EXERCISE DIRECTIONS: Print the lines starting at the line containing "Write the Apache ECharts code for this chart." and ending at the line containing "var starText = ['*', '**', '**', '**', '*', '**', '**'];", exactly and in full, without the pictures.

TASK INPUT:
━━━━━━━━
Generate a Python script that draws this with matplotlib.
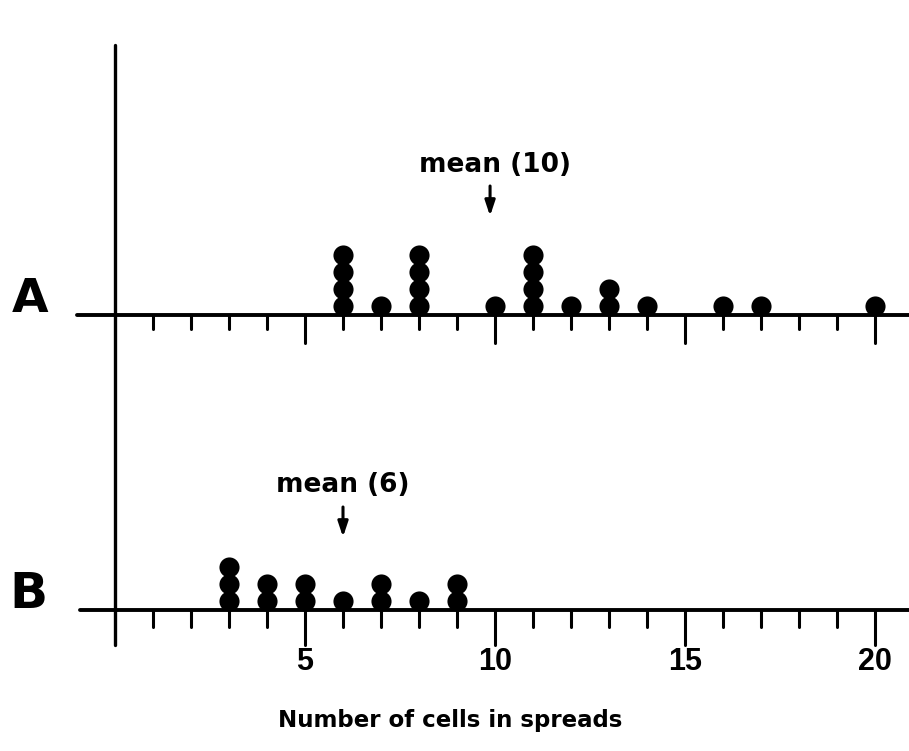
import matplotlib
matplotlib.use('Agg')
import matplotlib.pyplot as plt

# counts of spreads per number of cells
cells_a = [6, 7, 8, 10, 11, 12, 13, 14, 16, 17, 20]
count_a = [4, 1, 4, 1, 4, 1, 2, 1, 1, 1, 1]
cells_b = [3, 4, 5, 6, 7, 8, 9]
count_b = [3, 2, 2, 1, 2, 1, 2]
mean_a = 10
mean_b = 6
tick_labels = [5, 10, 15, 20]
ticks = list(range(1, 21))

# layout (y in pixel units from the top, x in cell units)
px = 38.0
x0 = 115
base_a, base_b = 315, 610
step, lift = 17, 9

fig = plt.figure(figsize=(9.09, 7.51), dpi=100)
ax = fig.add_axes([0, 0, 1, 1])
ax.set_xlim(-x0 / px, (909 - x0) / px)
ax.set_ylim(751, 0)
ax.axis('off')

# axes lines
ax.plot([-38 / px, 21], [base_a, base_a], color='k', lw=2.8, solid_capstyle='round')
ax.plot([-35 / px, 21], [base_b, base_b], color='k', lw=2.8, solid_capstyle='round')
ax.plot([0, 0], [45, 645], color='k', lw=2.4, solid_capstyle='round')

# ticks
for base, small, big in [(base_a, 14, 28), (base_b, 17, 35)]:
    for t in ticks:
        ln = big if t % 5 == 0 else small
        ax.plot([t, t], [base, base + ln], color='k', lw=2.2, solid_capstyle='round')

# stacked dots
for cells, counts, base in [(cells_a, count_a, base_a), (cells_b, count_b, base_b)]:
    xs, ys = [], []
    for c, n in zip(cells, counts):
        for k in range(n):
            xs.append(c)
            ys.append(base - lift - step * k)
    ax.scatter(xs, ys, s=210, color='k', zorder=3, linewidths=0)

# mean markers
ax.text(mean_a, 165, f'mean ({mean_a})', ha='center', va='center',
        fontsize=19, fontweight='bold', family='DejaVu Sans')
ax.annotate('', xy=(mean_a - 0.13, 216), xytext=(mean_a - 0.13, 186),
            arrowprops=dict(arrowstyle='-|>,head_length=0.9,head_width=0.3',
                            color='k', lw=2.2, shrinkA=0, shrinkB=0))
ax.text(mean_b, 485, f'mean ({mean_b})', ha='center', va='center',
        fontsize=19, fontweight='bold', family='DejaVu Sans')
ax.annotate('', xy=(mean_b, 537), xytext=(mean_b, 507),
            arrowprops=dict(arrowstyle='-|>,head_length=0.9,head_width=0.3',
                            color='k', lw=2.2, shrinkA=0, shrinkB=0))

# row labels
ax.text(-x0 / px + 30 / px, 300, 'A', ha='center', va='center', fontsize=34,
        fontweight='bold', family='DejaVu Sans')
ax.text(-x0 / px + 28 / px, 594, 'B', ha='center', va='center', fontsize=36,
        fontweight='bold', family=['Liberation Sans Narrow', 'DejaVu Sans'])

# tick labels and axis title
for t in tick_labels:
    ax.text(t, 662, str(t), ha='center', va='center', fontsize=22,
            fontweight='bold', family='Liberation Sans')
ax.text((450 - x0) / px, 720, 'Number of cells in spreads', ha='center', va='center',
        fontsize=16.5, fontweight='bold', family='DejaVu Sans')

fig.savefig('out.png', dpi=100)
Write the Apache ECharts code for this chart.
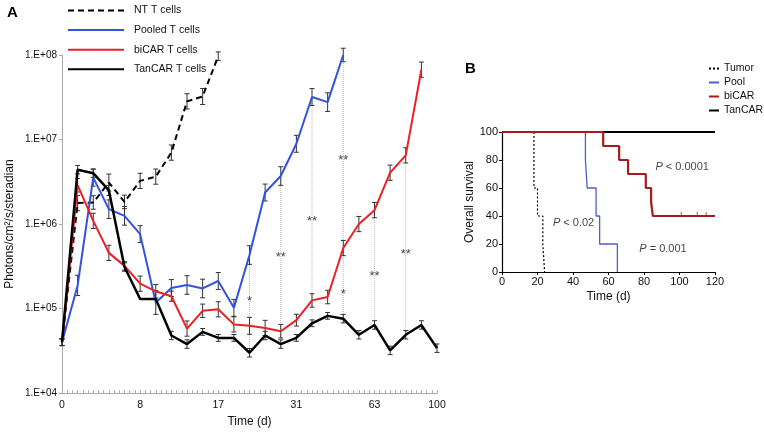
<!DOCTYPE html>
<html>
<head>
<meta charset="utf-8">
<style>html,body{margin:0;background:#fff}#container{width:764px;height:433px}</style>
</head>
<body>
<div id="container"></div>
<script src="https://cdn.jsdelivr.net/npm/echarts@6/dist/echarts.min.js"></script>
<script>
// ---- panel A: photon flux per imaging session (log scale) ----
var sessionTicks = ['0', '', '', '', '', '8', '', '', '', '', '17', '', '', '', '', '31', '', '', '', '', '63', '', '', '', '100'];
var ntCells     = [4.0e4, 1.77e6, 1.8e6, 3.1e6, 1.83e6, 3.24e6, 3.64e6, 7.0e6, 2.83e7, 3.23e7, 9.7e7];
var pooledCells = [4.0e4, 1.88e5, 3.54e6, 1.5e6, 1.25e6, 7.6e5, 1.18e5, 1.75e5, 1.9e5, 1.73e5, 2.12e5, 1.02e5, 4.3e5,
                   2.36e6, 3.7e6, 8.9e6, 3.18e7, 2.77e7, 1.0e8];
var bicarCells  = [4.0e4, 2.88e6, 1.09e6, 4.56e5, 3.2e5, 1.97e5, 1.6e5, 1.4e5, 5.8e4, 9.4e4, 9.8e4, 6.5e4, 6.25e4,
                   5.9e4, 5.4e4, 7.3e4, 1.25e5, 1.37e5, 5.2e5, 1.0e6, 1.46e6, 4.05e6, 6.5e6, 6.7e7];
var tancarCells = [4.0e4, 4.4e6, 4.0e6, 2.5e6, 3.1e5, 1.3e5, 1.3e5, 4.8e4, 3.8e4, 5.3e4, 4.5e4, 4.5e4, 3.0e4,
                   4.8e4, 3.8e4, 4.5e4, 6.7e4, 8.2e4, 7.6e4, 4.9e4, 6.4e4, 3.2e4, 4.9e4, 6.4e4, 3.4e4];
// error bar half heights, in log10 units
var ntErr     = [0.04, 0.09, 0.08, 0.1, 0.08, 0.09, 0.09, 0.09, 0.09, 0.095, 0.05];
var pooledErr = [0.04, 0.12, 0.1, 0.11, 0.11, 0.1, 0.14, 0.1, 0.11, 0.11, 0.1, 0.1, 0.11, 0.1, 0.11, 0.1, 0.1, 0.11, 0.08];
var bicarErr  = [0.04, 0.08, 0.09, 0.09, 0.05, 0.09, 0.08, 0.06, 0.09, 0.08, 0.09, 0.09, 0.1, 0.09, 0.08, 0.07,
                 0.08, 0.08, 0.09, 0.09, 0.09, 0.09, 0.09, 0.09];
var tancarErr = [0.04, 0.05, 0.05, 0.06, 0.05, 0, 0, 0.05, 0.05, 0.04, 0.04, 0.04, 0.05, 0.05, 0.05, 0.04,
                 0.04, 0.04, 0.05, 0.05, 0.05, 0.05, 0.05, 0.05, 0.05];
// significance marks
var sigLineIdx = [12, 14, 16, 18, 20, 22];
var starIdx  = [12, 14, 16, 18, 18, 20, 22];
var starY    = [1.31e5, 4.4e5, 1.17e6, 6.1e6, 1.58e5, 2.6e5, 4.8e5];
var starText = ['*', '**', '**', '**', '*', '**', '**'];

// ---- panel B: survival ----
var tumorDays  = [0, 18, 20, 23, 24];
var tumorSurv  = [100, 60, 40, 20, 0];
var poolDays   = [0, 47, 48, 53, 55, 65];
var poolSurv   = [100, 80, 60, 40, 20, 0];
var bicarDays  = [0, 57, 66, 71, 81, 84, 85, 120];
var bicarSurv  = [100, 90, 80, 70, 60, 50, 40, 40];
var tancarDays = [0, 120];
var tancarSurv = [100, 100];
var bicarCensor = [101, 110, 115];
var pNotes = ['P < 0.0001', 'P < 0.02', 'P = 0.001'];
var pNoteX = [101.5, 40.3, 90.7];
var pNoteY = [75, 35, 16.6];

var FONT = 'Liberation Sans, Arial, Helvetica, sans-serif';
var BLUE = '#3452e0', RED = '#ec1f24';

function pairs(arr) { return arr.map(function (v, i) { return [i, v]; }); }
function zip(xs, ys) { return xs.map(function (x, i) { return [x, ys[i]]; }); }

var errData = [];
[[ntCells, ntErr], [pooledCells, pooledErr], [bicarCells, bicarErr], [tancarCells, tancarErr]].forEach(function (s) {
  s[0].forEach(function (v, i) { if (s[1][i]) errData.push([i, v, s[1][i]]); });
});

var guideData = sigLineIdx.map(function (i) {
  var top = Math.max(pooledCells[i] || 0, bicarCells[i] || 0);
  return [i, top, tancarCells[i]];
});

function renderErr(params, api) {
  var i = api.value(0), v = api.value(1), e = api.value(2);
  var f = Math.pow(10, e);
  var hi = api.coord([i, v * f]);
  var lo = api.coord([i, v / f]);
  var w = 2.5;
  var st = { stroke: '#333', lineWidth: 1 };
  return {
    type: 'group',
    children: [
      { type: 'line', shape: { x1: hi[0], y1: hi[1], x2: lo[0], y2: lo[1] }, style: st },
      { type: 'line', shape: { x1: hi[0] - w, y1: hi[1], x2: hi[0] + w, y2: hi[1] }, style: st },
      { type: 'line', shape: { x1: lo[0] - w, y1: lo[1], x2: lo[0] + w, y2: lo[1] }, style: st }
    ]
  };
}

function renderGuide(params, api) {
  var a = api.coord([api.value(0), api.value(1)]);
  var b = api.coord([api.value(0), api.value(2)]);
  return {
    type: 'line',
    shape: { x1: a[0], y1: a[1], x2: b[0], y2: b[1] },
    style: { stroke: '#aaa', lineWidth: 0.8, lineDash: [1, 1] }
  };
}

var chart = echarts.init(document.getElementById('container'));

var option = {
  backgroundColor: '#fff',
  textStyle: { fontFamily: FONT, color: '#111' },
  animation: false,
  title: [
    { text: 'A', left: 2, top: 0, textStyle: { fontSize: 15, fontWeight: 'bold', fontFamily: FONT, color: '#000' } },
    { text: 'B', left: 460, top: 56, textStyle: { fontSize: 15, fontWeight: 'bold', fontFamily: FONT, color: '#000' } }
  ],
  legend: [
    {
      orient: 'vertical', left: 67, top: 5, padding: 0,
      itemWidth: 56, itemHeight: 12, itemGap: 8.6,
      itemStyle: { opacity: 0 },
      textStyle: { fontSize: 10.5, color: '#111', padding: [0, 0, 0, 5] },
      data: ['NT T cells', 'Pooled T cells', 'biCAR T cells', 'TanCAR T cells']
    },
    {
      orient: 'vertical', left: 708, top: 63, padding: 0,
      itemWidth: 10, itemHeight: 10, itemGap: 3,
      itemStyle: { opacity: 0 },
      textStyle: { fontSize: 10.5, color: '#111', lineHeight: 10 },
      data: ['Tumor', 'Pool', 'biCAR', 'TanCAR']
    }
  ],
  grid: [
    { left: 62, top: 55, width: 375, height: 340 },
    { left: 502, top: 132, width: 213, height: 140 }
  ],
  xAxis: [
    {
      type: 'value', gridIndex: 0, min: 0, max: 24, interval: 1,
      name: 'Time (d)', nameLocation: 'middle', nameGap: 20,
      nameTextStyle: { fontSize: 12, color: '#111' },
      axisLine: { lineStyle: { color: '#aaa' } },
      axisTick: { show: true, inside: true, length: 3, lineStyle: { color: '#aaa' } },
      minorTick: { show: true, splitNumber: 3, length: 3, lineStyle: { color: '#aaa' } },
      splitLine: { show: false },
      axisLabel: {
        fontSize: 10.5, color: '#111', margin: 7,
        formatter: function (v) { return sessionTicks[v] || ''; }
      }
    },
    {
      type: 'value', gridIndex: 1, min: 0, max: 120, interval: 20,
      name: 'Time (d)', nameLocation: 'middle', nameGap: 19,
      nameTextStyle: { fontSize: 12, color: '#111' },
      axisLine: { lineStyle: { color: '#000', width: 1.2 } },
      axisTick: { length: 3, lineStyle: { color: '#000' } },
      splitLine: { show: false },
      axisLabel: { fontSize: 11, color: '#111', margin: 4 }
    }
  ],
  yAxis: [
    {
      type: 'log', gridIndex: 0, logBase: 10, min: 1e4, max: 1e8,
      name: 'Photons/cm²/s/steradian', nameLocation: 'middle', nameGap: 46,
      nameTextStyle: { fontSize: 12, color: '#111' },
      axisLine: { show: true, lineStyle: { color: '#aaa' } },
      axisTick: { show: true, length: 3, lineStyle: { color: '#aaa' } },
      splitLine: { show: false },
      axisLabel: {
        fontSize: 10, color: '#111', margin: 5,
        formatter: function (v) { return '1.E+0' + Math.round(Math.log10(v)); }
      }
    },
    {
      type: 'value', gridIndex: 1, min: 0, max: 100, interval: 20,
      name: 'Overall survival', nameLocation: 'middle', nameGap: 26,
      nameTextStyle: { fontSize: 12, color: '#111' },
      axisLine: { show: true, lineStyle: { color: '#000', width: 1.2 } },
      axisTick: { show: true, length: 3, lineStyle: { color: '#000' } },
      splitLine: { show: false },
      axisLabel: { fontSize: 11, color: '#111', margin: 4 }
    }
  ],
  series: [
    // panel A
    {
      name: 'NT T cells', type: 'line', xAxisIndex: 0, yAxisIndex: 0, symbol: 'none',
      data: pairs(ntCells), color: '#000',
      lineStyle: { color: '#000', width: 2, type: [6, 4] }
    },
    {
      name: 'Pooled T cells', type: 'line', xAxisIndex: 0, yAxisIndex: 0, symbol: 'none',
      data: pairs(pooledCells), color: BLUE,
      lineStyle: { color: BLUE, width: 2 }
    },
    {
      name: 'biCAR T cells', type: 'line', xAxisIndex: 0, yAxisIndex: 0, symbol: 'none',
      data: pairs(bicarCells), color: RED,
      lineStyle: { color: RED, width: 2 }
    },
    {
      name: 'TanCAR T cells', type: 'line', xAxisIndex: 0, yAxisIndex: 0, symbol: 'none',
      data: pairs(tancarCells), color: '#000',
      lineStyle: { color: '#000', width: 2.5 }
    },
    {
      type: 'custom', xAxisIndex: 0, yAxisIndex: 0, renderItem: renderGuide,
      data: guideData, encode: { x: 0, y: [1, 2] }, z: 1, silent: true
    },
    {
      type: 'custom', xAxisIndex: 0, yAxisIndex: 0, renderItem: renderErr,
      data: errData, encode: { x: 0, y: 1 }, z: 3, clip: false, silent: true
    },
    {
      type: 'scatter', xAxisIndex: 0, yAxisIndex: 0, symbolSize: 0, silent: true,
      data: starIdx.map(function (i, k) { return [i, starY[k], starText[k]]; }),
      label: {
        show: true, position: 'inside', offset: [0, 3],
        fontSize: 13, color: '#111',
        formatter: function (p) { return p.value[2]; }
      }
    },
    // panel B
    {
      name: 'TanCAR', type: 'line', step: 'end', xAxisIndex: 1, yAxisIndex: 1, symbol: 'none',
      data: zip(tancarDays, tancarSurv), color: '#000',
      lineStyle: { color: '#000', width: 2 }
    },
    {
      name: 'Tumor', type: 'line', step: 'end', xAxisIndex: 1, yAxisIndex: 1, symbol: 'none',
      data: zip(tumorDays, tumorSurv), color: '#000',
      lineStyle: { color: '#000', width: 1.2, type: [2, 2] }
    },
    {
      name: 'Pool', type: 'line', step: 'end', xAxisIndex: 1, yAxisIndex: 1, symbol: 'none',
      data: zip(poolDays, poolSurv), color: '#4a5fd0',
      lineStyle: { color: '#4a5fd0', width: 1.3 }
    },
    {
      name: 'biCAR', type: 'line', step: 'end', xAxisIndex: 1, yAxisIndex: 1, symbol: 'none',
      data: zip(bicarDays, bicarSurv), color: '#a51c1c',
      lineStyle: { color: '#a51c1c', width: 2.2 }
    },
    {
      type: 'scatter', xAxisIndex: 1, yAxisIndex: 1, silent: true,
      symbol: 'rect', symbolSize: [1, 4], symbolOffset: [0, -2],
      itemStyle: { color: '#a51c1c' },
      data: bicarCensor.map(function (d) { return [d, 40]; })
    },
    {
      type: 'scatter', xAxisIndex: 1, yAxisIndex: 1, symbolSize: 0, silent: true,
      data: pNotes.map(function (t, k) { return [pNoteX[k], pNoteY[k], t]; }),
      label: {
        show: true, position: 'inside', fontSize: 11, color: '#111',
        formatter: function (p) { return '{i|P}' + p.value[2].slice(1); },
        rich: { i: { fontStyle: 'italic', fontSize: 11, color: '#111' } }
      }
    }
  ]
};

chart.setOption(option);
window.addEventListener('resize', chart.resize);
</script>
</body>
</html>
━━━━━━━━
COMPLETE ANSWER:
Write the Apache ECharts code for this chart.
<!DOCTYPE html>
<html>
<head>
<meta charset="utf-8">
<style>html,body{margin:0;background:#fff}#container{width:764px;height:433px}</style>
</head>
<body>
<div id="container"></div>
<script src="https://cdn.jsdelivr.net/npm/echarts@6/dist/echarts.min.js"></script>
<script>
// ---- panel A: photon flux per imaging session (log scale) ----
var sessionTicks = ['0', '', '', '', '', '8', '', '', '', '', '17', '', '', '', '', '31', '', '', '', '', '63', '', '', '', '100'];
var ntCells     = [4.0e4, 1.77e6, 1.8e6, 3.1e6, 1.83e6, 3.24e6, 3.64e6, 7.0e6, 2.83e7, 3.23e7, 9.7e7];
var pooledCells = [4.0e4, 1.88e5, 3.54e6, 1.5e6, 1.25e6, 7.6e5, 1.18e5, 1.75e5, 1.9e5, 1.73e5, 2.12e5, 1.02e5, 4.3e5,
                   2.36e6, 3.7e6, 8.9e6, 3.18e7, 2.77e7, 1.0e8];
var bicarCells  = [4.0e4, 2.88e6, 1.09e6, 4.56e5, 3.2e5, 1.97e5, 1.6e5, 1.4e5, 5.8e4, 9.4e4, 9.8e4, 6.5e4, 6.25e4,
                   5.9e4, 5.4e4, 7.3e4, 1.25e5, 1.37e5, 5.2e5, 1.0e6, 1.46e6, 4.05e6, 6.5e6, 6.7e7];
var tancarCells = [4.0e4, 4.4e6, 4.0e6, 2.5e6, 3.1e5, 1.3e5, 1.3e5, 4.8e4, 3.8e4, 5.3e4, 4.5e4, 4.5e4, 3.0e4,
                   4.8e4, 3.8e4, 4.5e4, 6.7e4, 8.2e4, 7.6e4, 4.9e4, 6.4e4, 3.2e4, 4.9e4, 6.4e4, 3.4e4];
// error bar half heights, in log10 units
var ntErr     = [0.04, 0.09, 0.08, 0.1, 0.08, 0.09, 0.09, 0.09, 0.09, 0.095, 0.05];
var pooledErr = [0.04, 0.12, 0.1, 0.11, 0.11, 0.1, 0.14, 0.1, 0.11, 0.11, 0.1, 0.1, 0.11, 0.1, 0.11, 0.1, 0.1, 0.11, 0.08];
var bicarErr  = [0.04, 0.08, 0.09, 0.09, 0.05, 0.09, 0.08, 0.06, 0.09, 0.08, 0.09, 0.09, 0.1, 0.09, 0.08, 0.07,
                 0.08, 0.08, 0.09, 0.09, 0.09, 0.09, 0.09, 0.09];
var tancarErr = [0.04, 0.05, 0.05, 0.06, 0.05, 0, 0, 0.05, 0.05, 0.04, 0.04, 0.04, 0.05, 0.05, 0.05, 0.04,
                 0.04, 0.04, 0.05, 0.05, 0.05, 0.05, 0.05, 0.05, 0.05];
// significance marks
var sigLineIdx = [12, 14, 16, 18, 20, 22];
var starIdx  = [12, 14, 16, 18, 18, 20, 22];
var starY    = [1.31e5, 4.4e5, 1.17e6, 6.1e6, 1.58e5, 2.6e5, 4.8e5];
var starText = ['*', '**', '**', '**', '*', '**', '**'];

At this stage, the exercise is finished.